In the IaaS market, the competitive landscape is consolidating around the leaders. The top four providers — Amazon, Microsoft, Alibaba and Google — are all hyperscale IaaS providers and represent approximately 73 per cent of the total IaaS market and 47 per cent of the combined IaaS and infrastructure utility services (IUS) market.

 

Amazon is the clear leader in the worldwide IaaS market with an estimated $12.2 billion revenue in 2017, up 25 per cent from 2016. The largest of the IaaS providers, Amazon is also the most mature, organisation-ready provider, with the strongest track record of customer success and the most useful partner ecosystem. Growth in 2017 was driven not only by customers that are migrating from traditional data centres to cloud IaaS, but also by customers implementing transformational digital business projects, reflecting its broad range of use cases.

 

Microsoft secured the No. 2 position in the IaaS market with growth of more than 98 per cent on its IaaS offering, with revenue surpassing $3.1 billion in 2017. Microsoft delivers its IaaS capabilities through its Microsoft Azure offering, which is a collection of infrastructure and platform services.

 

In the third spot, Alibaba's 2017 growth of 63 per cent reflects the company's successful investment in research and development (R&D).
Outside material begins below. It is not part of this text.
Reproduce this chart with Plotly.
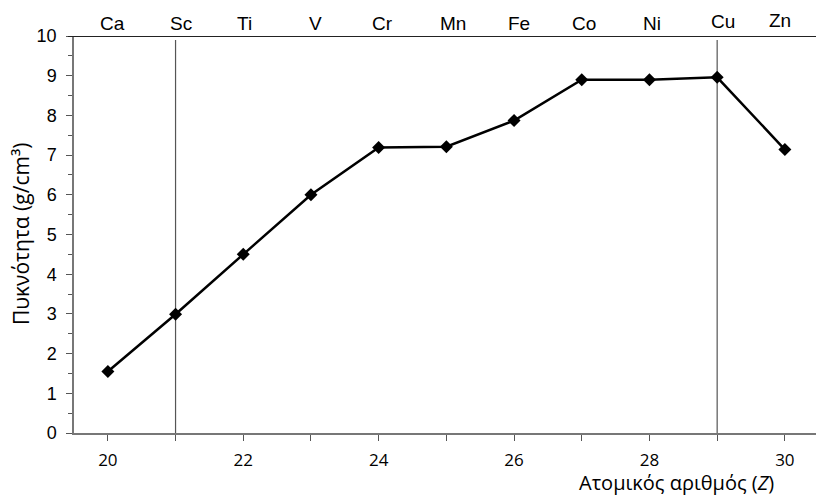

Alibaba has the financial capability to continue this trend and invest in global expansion, giving the company potential to become over time an alternative to the global hyperscale cloud providers in select regions.

 

"This reflects a fundamental change in what and how organisations are consuming technology. Some legacy infrastructure offerings, such as IUS, are seeing lower and slower uptake that impacts the combined IaaS and IUS market," Mr Nag said. "Additionally, a groundswell of demand for cloud-skilled personnel is forcing technology providers to change how they compete to meet this exploding demand."